I also disagre with the conclusion. I would encourage anyone to snag a PET if it's being offered. The PET would be a great project for a beginner. They are fun machines. They may have some hard to find parts, but the boards are big and open and not hard to troubleshoot, unlike many later machines with much larger scale iICs.
That being said, I think he's helping the hobby. I haven't seen all of his other videos but perused his catalog just now and watched a couple. He's got a lot of people watching his videos, perhaps inspiring them to dig up (or rescue) and recirculate machines that would otherwise be lost. The repairs don't seem overly technical, and are easy to follow for folks without much tech background. He make the retrocomputing hobby seem fun. (OK, so he doesn't make it seem cool, but that's a tall order.)

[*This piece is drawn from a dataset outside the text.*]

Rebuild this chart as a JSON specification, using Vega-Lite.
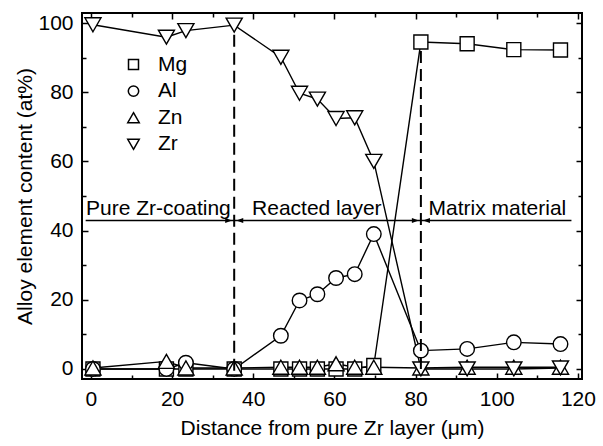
{
  "$schema": "https://vega.github.io/schema/vega-lite/v6.json",
  "width": 500,
  "height": 366,
  "autosize": {"type": "none"},
  "padding": {"left": 82, "top": 13, "right": 21, "bottom": 67},
  "background": "white",
  "config": {
    "font": "Liberation Sans",
    "view": {"stroke": "black", "strokeWidth": 2},
    "axis": {
      "grid": false,
      "domain": false,
      "tickColor": "black",
      "tickWidth": 1.5,
      "labelFont": "Liberation Sans",
      "labelFontSize": 21,
      "labelColor": "black",
      "titleFont": "Liberation Sans",
      "titleFontSize": 21,
      "titleFontWeight": "normal",
      "titleColor": "black"
    }
  },
  "datasets": {
    "profile": [
      {"element": "Mg", "x": 0.5, "y": 0},
      {"element": "Mg", "x": 18.6, "y": 0},
      {"element": "Mg", "x": 23.4, "y": 0},
      {"element": "Mg", "x": 35.3, "y": 0},
      {"element": "Mg", "x": 46.8, "y": 0},
      {"element": "Mg", "x": 51.4, "y": 0},
      {"element": "Mg", "x": 55.8, "y": 0},
      {"element": "Mg", "x": 60.4, "y": 0},
      {"element": "Mg", "x": 65.0, "y": 0},
      {"element": "Mg", "x": 69.7, "y": 1.0},
      {"element": "Mg", "x": 81.3, "y": 94.5},
      {"element": "Mg", "x": 92.7, "y": 94.0},
      {"element": "Mg", "x": 104.2, "y": 92.3},
      {"element": "Mg", "x": 115.7, "y": 92.2},
      {"element": "Al", "x": 0.5, "y": 0},
      {"element": "Al", "x": 18.6, "y": 0},
      {"element": "Al", "x": 23.4, "y": 1.8},
      {"element": "Al", "x": 35.3, "y": 0},
      {"element": "Al", "x": 46.8, "y": 9.6},
      {"element": "Al", "x": 51.4, "y": 19.8},
      {"element": "Al", "x": 55.8, "y": 21.6},
      {"element": "Al", "x": 60.4, "y": 26.3},
      {"element": "Al", "x": 65.0, "y": 27.4},
      {"element": "Al", "x": 69.7, "y": 39.0},
      {"element": "Al", "x": 81.3, "y": 5.3},
      {"element": "Al", "x": 92.7, "y": 5.8},
      {"element": "Al", "x": 104.2, "y": 7.7},
      {"element": "Al", "x": 115.7, "y": 7.2},
      {"element": "Zn", "x": 0.5, "y": 0.3},
      {"element": "Zn", "x": 18.6, "y": 2.2},
      {"element": "Zn", "x": 23.4, "y": 0.3},
      {"element": "Zn", "x": 35.3, "y": 0.3},
      {"element": "Zn", "x": 46.8, "y": 0.5},
      {"element": "Zn", "x": 51.4, "y": 0.5},
      {"element": "Zn", "x": 55.8, "y": 0.5},
      {"element": "Zn", "x": 60.4, "y": 1.5},
      {"element": "Zn", "x": 65.0, "y": 0.5},
      {"element": "Zn", "x": 69.7, "y": 0.5},
      {"element": "Zn", "x": 81.3, "y": 0.3},
      {"element": "Zn", "x": 92.7, "y": 0.5},
      {"element": "Zn", "x": 104.2, "y": 0.5},
      {"element": "Zn", "x": 115.7, "y": 0.5},
      {"element": "Zr", "x": 0.5, "y": 99.5},
      {"element": "Zr", "x": 18.6, "y": 95.9},
      {"element": "Zr", "x": 23.4, "y": 97.8},
      {"element": "Zr", "x": 35.3, "y": 99.4},
      {"element": "Zr", "x": 46.8, "y": 90.1},
      {"element": "Zr", "x": 51.4, "y": 79.7},
      {"element": "Zr", "x": 55.8, "y": 78.0},
      {"element": "Zr", "x": 60.4, "y": 72.4},
      {"element": "Zr", "x": 65.0, "y": 72.6},
      {"element": "Zr", "x": 69.7, "y": 60.0},
      {"element": "Zr", "x": 81.3, "y": 0},
      {"element": "Zr", "x": 92.7, "y": 0},
      {"element": "Zr", "x": 104.2, "y": 0},
      {"element": "Zr", "x": 115.7, "y": 0.3}
    ],
    "boundaries": [
      {"x": 35.3, "y0": -0.5, "y1": 97.5},
      {"x": 81.3, "y0": 0, "y1": 92.6}
    ],
    "guide": [{"x0": -1.3, "x1": 118.4, "y": 42.9}],
    "arrows": [
      {"x": 34.8, "y": 42.9, "dir": "right"},
      {"x": 35.8, "y": 42.9, "dir": "left"},
      {"x": 80.8, "y": 42.9, "dir": "right"},
      {"x": 81.8, "y": 42.9, "dir": "left"}
    ],
    "regions": [
      {"label": "Pure Zr-coating", "x": -1.2, "y": 44.5},
      {"label": "Reacted layer", "x": 39.7, "y": 44.5},
      {"label": "Matrix material", "x": 83.2, "y": 44.5}
    ]
  },
  "resolve": {"axis": {"x": "independent", "y": "independent"}},
  "layer": [
    {
      "data": {"name": "profile"},
      "mark": {"type": "line", "stroke": "black", "strokeWidth": 1.4},
      "encoding": {
        "x": {"field": "x", "type": "quantitative",
          "scale": {"domain": [-2.2, 121], "nice": false, "zero": false},
          "axis": {"orient": "bottom", "values": [0, 20, 40, 60, 80, 100, 120], "tickSize": -6, "labelPadding": 15, "title": "Distance from pure Zr layer (μm)", "titlePadding": 8}},
        "y": {"field": "y", "type": "quantitative",
          "scale": {"domain": [-2.9, 102.9], "nice": false, "zero": false},
          "axis": {"orient": "left", "values": [0, 20, 40, 60, 80, 100], "tickSize": -6, "labelPadding": 15, "title": "Alloy element content (at%)", "titlePadding": 2}},
        "detail": {"field": "element"}
      }
    },
    {
      "data": {"name": "profile"},
      "mark": {"type": "point", "filled": true, "fill": "white", "stroke": "black", "strokeWidth": 1.4, "size": 196, "opacity": 1},
      "encoding": {
        "x": {"field": "x", "type": "quantitative",
          "scale": {"domain": [-2.2, 121], "nice": false, "zero": false},
          "axis": {"orient": "top", "values": [0, 20, 40, 60, 80, 100, 120], "tickSize": -6, "labels": false, "title": null}},
        "y": {"field": "y", "type": "quantitative",
          "scale": {"domain": [-2.9, 102.9], "nice": false, "zero": false},
          "axis": {"orient": "right", "values": [0, 20, 40, 60, 80, 100], "tickSize": -6, "labels": false, "title": null}},
        "shape": {"field": "element", "type": "nominal",
          "scale": {"domain": ["Mg", "Al", "Zn", "Zr"],
            "range": ["M-1,-1H1V1H-1Z", "M-1.04,0A1.04,1.04,0,1,1,1.04,0A1.04,1.04,0,1,1,-1.04,0Z", "M0,-1L1.15,1L-1.15,1Z", "M0,1L1.15,-1L-1.15,-1Z"]},
          "legend": {
            "title": null,
            "orient": "top-left",
            "offset": 41,
            "labelFontSize": 21,
            "labelColor": "black",
            "labelOffset": 14,
            "rowPadding": 4.6,
            "encode": {
              "symbols": {
                "update": {
                  "shape": {"signal": "datum.value === 'Mg' ? 'M-6.2,0H-2.6M0.2,0H3.8M-2.6,-1.4H0.2V1.4H-2.6Z' : datum.value === 'Al' ? 'M-6.2,0H-2.66M0.26,0H3.8M-2.66,0A1.46,1.46,0,1,1,0.26,0A1.46,1.46,0,1,1,-2.66,0Z' : datum.value === 'Zn' ? 'M-6.2,0H-2.0M-0.4,0H3.8M-1.2,-1.4L0.41,1.4L-2.81,1.4Z' : 'M-6.2,0H-2.0M-0.4,0H3.8M-1.2,1.4L0.41,-1.4L-2.81,-1.4Z'"}
                }
              }
            }
          }
        }
      }
    },
    {
      "data": {"name": "boundaries"},
      "mark": {"type": "rule", "stroke": "black", "strokeWidth": 2, "strokeDash": [12, 6]},
      "encoding": {
        "x": {"field": "x", "type": "quantitative",
          "scale": {"domain": [-2.2, 121], "nice": false, "zero": false},
          "axis": {"orient": "bottom", "values": [10, 30, 50, 70, 90, 110], "tickSize": -4, "labels": false, "title": null}},
        "y": {"field": "y0", "type": "quantitative",
          "scale": {"domain": [-2.9, 102.9], "nice": false, "zero": false},
          "axis": {"orient": "left", "values": [10, 30, 50, 70, 90], "tickSize": -4, "labels": false, "title": null}},
        "y2": {"field": "y1"}
      }
    },
    {
      "data": {"name": "guide"},
      "mark": {"type": "rule", "stroke": "black", "strokeWidth": 1.4},
      "encoding": {
        "x": {"field": "x0", "type": "quantitative",
          "scale": {"domain": [-2.2, 121], "nice": false, "zero": false},
          "axis": {"orient": "top", "values": [10, 30, 50, 70, 90, 110], "tickSize": -4, "labels": false, "title": null}},
        "x2": {"field": "x1"},
        "y": {"field": "y", "type": "quantitative",
          "scale": {"domain": [-2.9, 102.9], "nice": false, "zero": false},
          "axis": {"orient": "right", "values": [10, 30, 50, 70, 90], "tickSize": -4, "labels": false, "title": null}}
      }
    },
    {
      "data": {"name": "arrows"},
      "transform": [{"filter": "datum.dir === 'right'"}],
      "mark": {"type": "point", "shape": "M0,0L-2,-0.7L-2,0.7Z", "filled": true, "color": "black", "size": 49, "opacity": 1},
      "encoding": {
        "x": {"field": "x", "type": "quantitative", "scale": {"domain": [-2.2, 121], "nice": false, "zero": false}, "axis": null},
        "y": {"field": "y", "type": "quantitative", "scale": {"domain": [-2.9, 102.9], "nice": false, "zero": false}, "axis": null}
      }
    },
    {
      "data": {"name": "arrows"},
      "transform": [{"filter": "datum.dir === 'left'"}],
      "mark": {"type": "point", "shape": "M0,0L2,-0.7L2,0.7Z", "filled": true, "color": "black", "size": 49, "opacity": 1},
      "encoding": {
        "x": {"field": "x", "type": "quantitative", "scale": {"domain": [-2.2, 121], "nice": false, "zero": false}, "axis": null},
        "y": {"field": "y", "type": "quantitative", "scale": {"domain": [-2.9, 102.9], "nice": false, "zero": false}, "axis": null}
      }
    },
    {
      "data": {"name": "regions"},
      "mark": {"type": "text", "align": "left", "baseline": "alphabetic", "font": "Liberation Sans", "fontSize": 21, "color": "black"},
      "encoding": {
        "x": {"field": "x", "type": "quantitative", "scale": {"domain": [-2.2, 121], "nice": false, "zero": false}, "axis": null},
        "y": {"field": "y", "type": "quantitative", "scale": {"domain": [-2.9, 102.9], "nice": false, "zero": false}, "axis": null},
        "text": {"field": "label"}
      }
    }
  ]
}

Rare is relative. The PET variants are not particularly rare, as one of the "big three" consumer machines in 1977, but were nowhere as numerous as the subsequent consumer machines from Commodore, Tandy, Apple, and Atari. By 1980, most C64 owners would have had no idea what a PET was.
I can't comment on the accuracy of all his info, but I have heard inaccurate statements on RCR podast, Open Apple, Floppy Days, the Amp Hour, Embedded, and Spark Gap podcasts when they veer into unfamiliar territory, but I still find them interesting and enjoyable.
Also, I personally approve of turning the iMac into a litter box. Can't think of a better use.